> [Set problem] Starting at the line that contains "What Plotly code" and stopping at the line that contains "6.05, 7.62, 9.06]", copy every line exactly, both ends included, without the pictures.

> [Dataset content]
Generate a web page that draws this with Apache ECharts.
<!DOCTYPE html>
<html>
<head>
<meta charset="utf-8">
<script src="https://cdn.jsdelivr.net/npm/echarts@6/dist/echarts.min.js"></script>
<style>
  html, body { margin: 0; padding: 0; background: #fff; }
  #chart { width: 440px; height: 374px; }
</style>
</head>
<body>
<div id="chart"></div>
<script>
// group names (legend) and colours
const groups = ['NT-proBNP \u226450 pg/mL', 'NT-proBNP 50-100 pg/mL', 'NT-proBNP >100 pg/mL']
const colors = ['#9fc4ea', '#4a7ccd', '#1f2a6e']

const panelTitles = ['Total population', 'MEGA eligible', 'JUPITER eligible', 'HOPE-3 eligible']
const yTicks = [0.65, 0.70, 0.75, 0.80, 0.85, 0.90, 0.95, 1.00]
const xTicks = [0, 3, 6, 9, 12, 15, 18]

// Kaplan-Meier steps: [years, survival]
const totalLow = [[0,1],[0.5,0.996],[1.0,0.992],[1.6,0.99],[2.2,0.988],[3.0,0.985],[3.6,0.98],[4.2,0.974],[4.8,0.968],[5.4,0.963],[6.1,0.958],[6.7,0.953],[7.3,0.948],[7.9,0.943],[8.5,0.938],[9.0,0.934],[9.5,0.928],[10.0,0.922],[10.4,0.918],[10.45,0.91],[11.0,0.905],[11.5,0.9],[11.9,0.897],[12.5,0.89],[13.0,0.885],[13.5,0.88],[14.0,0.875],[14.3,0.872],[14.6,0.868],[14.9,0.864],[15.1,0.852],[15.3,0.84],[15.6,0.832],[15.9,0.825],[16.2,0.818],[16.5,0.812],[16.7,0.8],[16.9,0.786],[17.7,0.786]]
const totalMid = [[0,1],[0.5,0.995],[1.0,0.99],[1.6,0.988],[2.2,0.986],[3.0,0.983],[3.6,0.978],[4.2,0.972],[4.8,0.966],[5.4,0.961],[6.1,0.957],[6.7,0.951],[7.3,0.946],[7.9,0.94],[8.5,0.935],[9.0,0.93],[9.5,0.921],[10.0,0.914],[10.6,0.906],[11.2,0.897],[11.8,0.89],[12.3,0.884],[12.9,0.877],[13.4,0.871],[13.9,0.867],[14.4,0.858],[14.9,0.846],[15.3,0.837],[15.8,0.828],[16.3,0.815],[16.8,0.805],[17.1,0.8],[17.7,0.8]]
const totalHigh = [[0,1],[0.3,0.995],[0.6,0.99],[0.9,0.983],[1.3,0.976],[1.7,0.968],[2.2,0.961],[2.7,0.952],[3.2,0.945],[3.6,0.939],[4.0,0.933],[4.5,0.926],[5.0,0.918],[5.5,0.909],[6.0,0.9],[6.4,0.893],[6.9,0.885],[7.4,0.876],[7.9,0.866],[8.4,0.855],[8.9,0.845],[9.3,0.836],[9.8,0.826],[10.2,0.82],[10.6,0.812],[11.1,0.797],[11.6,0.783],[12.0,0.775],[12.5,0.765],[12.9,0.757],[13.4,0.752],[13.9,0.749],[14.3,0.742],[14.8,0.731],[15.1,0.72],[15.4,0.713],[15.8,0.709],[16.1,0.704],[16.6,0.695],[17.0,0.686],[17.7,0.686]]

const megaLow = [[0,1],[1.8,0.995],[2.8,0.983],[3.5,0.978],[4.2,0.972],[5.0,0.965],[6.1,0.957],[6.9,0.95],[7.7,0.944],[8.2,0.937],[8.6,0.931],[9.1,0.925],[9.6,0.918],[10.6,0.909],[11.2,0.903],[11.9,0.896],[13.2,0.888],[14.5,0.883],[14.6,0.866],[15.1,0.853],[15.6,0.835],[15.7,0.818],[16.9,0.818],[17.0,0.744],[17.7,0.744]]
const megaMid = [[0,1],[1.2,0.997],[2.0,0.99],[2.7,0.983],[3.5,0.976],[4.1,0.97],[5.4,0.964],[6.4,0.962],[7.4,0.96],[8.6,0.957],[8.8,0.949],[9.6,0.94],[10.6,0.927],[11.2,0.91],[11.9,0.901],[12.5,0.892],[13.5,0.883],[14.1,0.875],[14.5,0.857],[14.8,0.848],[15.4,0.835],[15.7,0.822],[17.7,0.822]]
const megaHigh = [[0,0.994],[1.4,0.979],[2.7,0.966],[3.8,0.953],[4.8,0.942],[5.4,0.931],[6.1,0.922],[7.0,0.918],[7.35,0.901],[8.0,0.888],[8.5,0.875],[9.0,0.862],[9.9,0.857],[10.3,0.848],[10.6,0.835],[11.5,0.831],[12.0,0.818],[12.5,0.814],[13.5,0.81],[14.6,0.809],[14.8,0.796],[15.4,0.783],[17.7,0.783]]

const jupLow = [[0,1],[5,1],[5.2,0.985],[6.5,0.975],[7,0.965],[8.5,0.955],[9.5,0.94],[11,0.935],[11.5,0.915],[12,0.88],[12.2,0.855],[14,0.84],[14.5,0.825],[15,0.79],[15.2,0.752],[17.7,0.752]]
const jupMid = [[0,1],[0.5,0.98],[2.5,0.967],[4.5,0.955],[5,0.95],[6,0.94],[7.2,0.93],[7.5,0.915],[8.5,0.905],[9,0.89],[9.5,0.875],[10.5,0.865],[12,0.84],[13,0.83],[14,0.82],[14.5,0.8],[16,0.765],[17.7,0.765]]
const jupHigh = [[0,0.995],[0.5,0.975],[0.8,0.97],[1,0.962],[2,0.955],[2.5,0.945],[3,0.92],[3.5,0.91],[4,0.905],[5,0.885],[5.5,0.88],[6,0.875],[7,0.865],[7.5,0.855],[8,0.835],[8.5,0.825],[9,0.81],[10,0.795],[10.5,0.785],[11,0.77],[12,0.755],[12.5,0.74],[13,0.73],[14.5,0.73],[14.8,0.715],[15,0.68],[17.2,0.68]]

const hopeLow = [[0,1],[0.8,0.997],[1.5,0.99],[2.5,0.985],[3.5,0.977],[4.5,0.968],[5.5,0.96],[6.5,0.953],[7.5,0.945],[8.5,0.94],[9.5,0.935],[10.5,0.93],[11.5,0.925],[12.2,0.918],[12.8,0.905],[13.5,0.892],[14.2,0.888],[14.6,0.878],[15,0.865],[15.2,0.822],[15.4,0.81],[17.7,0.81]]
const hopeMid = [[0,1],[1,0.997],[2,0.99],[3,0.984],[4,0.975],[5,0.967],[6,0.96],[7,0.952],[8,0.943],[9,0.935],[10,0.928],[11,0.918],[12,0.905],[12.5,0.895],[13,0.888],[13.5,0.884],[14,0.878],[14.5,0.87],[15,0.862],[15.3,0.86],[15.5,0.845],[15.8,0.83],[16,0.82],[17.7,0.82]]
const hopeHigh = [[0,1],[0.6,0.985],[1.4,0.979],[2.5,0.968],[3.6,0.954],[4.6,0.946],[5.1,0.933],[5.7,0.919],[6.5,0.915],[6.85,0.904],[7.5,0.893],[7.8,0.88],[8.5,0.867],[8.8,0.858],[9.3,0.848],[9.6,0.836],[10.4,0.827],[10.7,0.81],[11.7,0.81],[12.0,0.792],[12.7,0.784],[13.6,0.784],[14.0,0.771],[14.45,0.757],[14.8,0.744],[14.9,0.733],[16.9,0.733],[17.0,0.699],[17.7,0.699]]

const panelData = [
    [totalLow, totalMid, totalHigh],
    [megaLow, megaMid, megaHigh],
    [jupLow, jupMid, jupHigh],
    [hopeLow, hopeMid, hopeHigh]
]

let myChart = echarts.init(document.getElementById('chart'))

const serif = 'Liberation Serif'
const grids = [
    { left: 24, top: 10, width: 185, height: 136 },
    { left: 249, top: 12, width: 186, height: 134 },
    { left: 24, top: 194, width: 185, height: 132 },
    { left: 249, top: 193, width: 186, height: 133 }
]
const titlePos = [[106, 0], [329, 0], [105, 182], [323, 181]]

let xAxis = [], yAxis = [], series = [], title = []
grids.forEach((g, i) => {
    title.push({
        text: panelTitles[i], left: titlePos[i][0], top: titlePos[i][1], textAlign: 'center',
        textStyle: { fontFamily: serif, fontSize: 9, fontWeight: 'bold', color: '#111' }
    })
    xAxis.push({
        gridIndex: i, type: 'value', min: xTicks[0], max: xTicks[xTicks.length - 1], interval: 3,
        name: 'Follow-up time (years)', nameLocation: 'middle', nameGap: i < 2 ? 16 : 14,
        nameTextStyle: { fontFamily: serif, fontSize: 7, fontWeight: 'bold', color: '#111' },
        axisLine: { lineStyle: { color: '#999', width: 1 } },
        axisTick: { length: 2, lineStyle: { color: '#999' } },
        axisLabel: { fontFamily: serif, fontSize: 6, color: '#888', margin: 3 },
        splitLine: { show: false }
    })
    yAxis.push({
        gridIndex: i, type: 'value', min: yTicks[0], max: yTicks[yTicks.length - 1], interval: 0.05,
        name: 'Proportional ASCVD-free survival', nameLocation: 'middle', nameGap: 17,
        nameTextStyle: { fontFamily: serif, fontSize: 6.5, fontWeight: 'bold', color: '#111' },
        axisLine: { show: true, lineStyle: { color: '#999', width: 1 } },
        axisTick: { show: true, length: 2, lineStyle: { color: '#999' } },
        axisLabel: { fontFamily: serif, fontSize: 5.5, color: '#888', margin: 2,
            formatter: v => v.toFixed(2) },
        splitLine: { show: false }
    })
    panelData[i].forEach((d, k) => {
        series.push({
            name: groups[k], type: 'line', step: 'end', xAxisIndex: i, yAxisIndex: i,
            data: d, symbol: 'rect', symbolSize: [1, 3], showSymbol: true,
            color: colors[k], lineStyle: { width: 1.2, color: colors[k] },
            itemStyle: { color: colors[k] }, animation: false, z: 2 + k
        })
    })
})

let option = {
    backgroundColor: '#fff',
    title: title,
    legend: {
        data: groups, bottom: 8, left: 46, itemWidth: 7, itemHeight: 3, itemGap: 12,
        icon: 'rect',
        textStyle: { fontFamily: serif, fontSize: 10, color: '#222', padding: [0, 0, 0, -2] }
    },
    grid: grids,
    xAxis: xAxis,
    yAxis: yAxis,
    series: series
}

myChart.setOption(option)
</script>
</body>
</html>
* * *
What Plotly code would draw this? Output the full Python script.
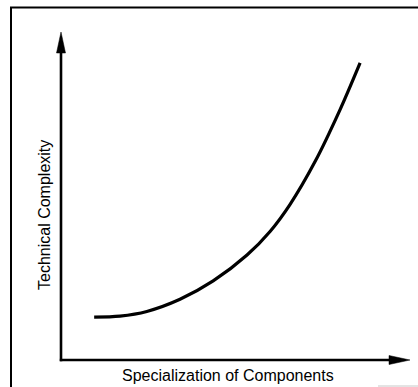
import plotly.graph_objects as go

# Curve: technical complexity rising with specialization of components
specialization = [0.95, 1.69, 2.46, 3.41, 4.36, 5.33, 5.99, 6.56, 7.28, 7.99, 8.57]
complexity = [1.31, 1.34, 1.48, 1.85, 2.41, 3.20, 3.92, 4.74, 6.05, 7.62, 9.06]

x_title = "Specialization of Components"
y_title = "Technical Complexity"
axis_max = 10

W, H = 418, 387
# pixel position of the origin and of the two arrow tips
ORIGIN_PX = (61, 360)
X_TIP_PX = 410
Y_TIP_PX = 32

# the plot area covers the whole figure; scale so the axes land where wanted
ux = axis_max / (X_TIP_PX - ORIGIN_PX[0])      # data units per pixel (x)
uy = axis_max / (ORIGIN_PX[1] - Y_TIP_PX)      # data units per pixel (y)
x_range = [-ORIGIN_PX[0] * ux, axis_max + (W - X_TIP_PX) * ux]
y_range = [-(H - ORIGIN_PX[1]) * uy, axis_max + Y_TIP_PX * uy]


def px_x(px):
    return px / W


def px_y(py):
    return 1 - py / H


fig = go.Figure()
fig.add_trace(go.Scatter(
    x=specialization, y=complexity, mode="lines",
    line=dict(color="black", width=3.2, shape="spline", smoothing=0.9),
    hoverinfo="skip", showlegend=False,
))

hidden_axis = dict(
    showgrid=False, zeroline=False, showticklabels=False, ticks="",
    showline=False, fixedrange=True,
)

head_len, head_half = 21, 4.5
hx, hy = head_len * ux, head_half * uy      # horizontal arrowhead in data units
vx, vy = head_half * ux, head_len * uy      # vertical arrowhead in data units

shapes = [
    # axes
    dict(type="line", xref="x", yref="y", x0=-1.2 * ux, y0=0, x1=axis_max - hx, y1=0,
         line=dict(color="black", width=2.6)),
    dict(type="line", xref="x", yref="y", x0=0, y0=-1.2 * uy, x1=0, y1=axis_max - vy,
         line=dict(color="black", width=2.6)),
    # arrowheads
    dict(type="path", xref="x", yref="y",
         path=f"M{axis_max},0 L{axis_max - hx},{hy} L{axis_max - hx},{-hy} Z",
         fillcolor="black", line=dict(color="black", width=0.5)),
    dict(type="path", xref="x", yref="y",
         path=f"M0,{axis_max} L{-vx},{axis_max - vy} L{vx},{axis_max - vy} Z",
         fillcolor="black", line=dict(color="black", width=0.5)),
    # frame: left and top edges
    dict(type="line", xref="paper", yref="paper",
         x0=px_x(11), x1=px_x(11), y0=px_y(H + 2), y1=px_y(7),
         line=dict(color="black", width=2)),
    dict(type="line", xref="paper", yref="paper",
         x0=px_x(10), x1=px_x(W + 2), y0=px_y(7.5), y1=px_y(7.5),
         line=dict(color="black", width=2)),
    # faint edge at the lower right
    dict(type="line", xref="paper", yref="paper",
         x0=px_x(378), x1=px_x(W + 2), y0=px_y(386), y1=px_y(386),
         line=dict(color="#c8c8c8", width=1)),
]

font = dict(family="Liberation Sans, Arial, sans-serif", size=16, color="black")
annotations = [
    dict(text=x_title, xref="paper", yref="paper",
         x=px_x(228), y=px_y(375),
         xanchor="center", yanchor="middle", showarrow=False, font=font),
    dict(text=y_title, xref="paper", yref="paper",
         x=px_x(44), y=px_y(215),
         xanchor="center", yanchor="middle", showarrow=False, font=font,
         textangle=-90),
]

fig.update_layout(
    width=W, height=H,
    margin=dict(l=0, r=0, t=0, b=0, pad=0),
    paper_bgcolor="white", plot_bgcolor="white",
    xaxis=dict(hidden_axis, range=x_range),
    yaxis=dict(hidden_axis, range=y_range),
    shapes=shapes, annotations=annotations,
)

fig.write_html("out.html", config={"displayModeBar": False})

> [The completed task]
What Plotly code would draw this? Output the full Python script.
import plotly.graph_objects as go

# Curve: technical complexity rising with specialization of components
specialization = [0.95, 1.69, 2.46, 3.41, 4.36, 5.33, 5.99, 6.56, 7.28, 7.99, 8.57]
complexity = [1.31, 1.34, 1.48, 1.85, 2.41, 3.20, 3.92, 4.74, 6.05, 7.62, 9.06]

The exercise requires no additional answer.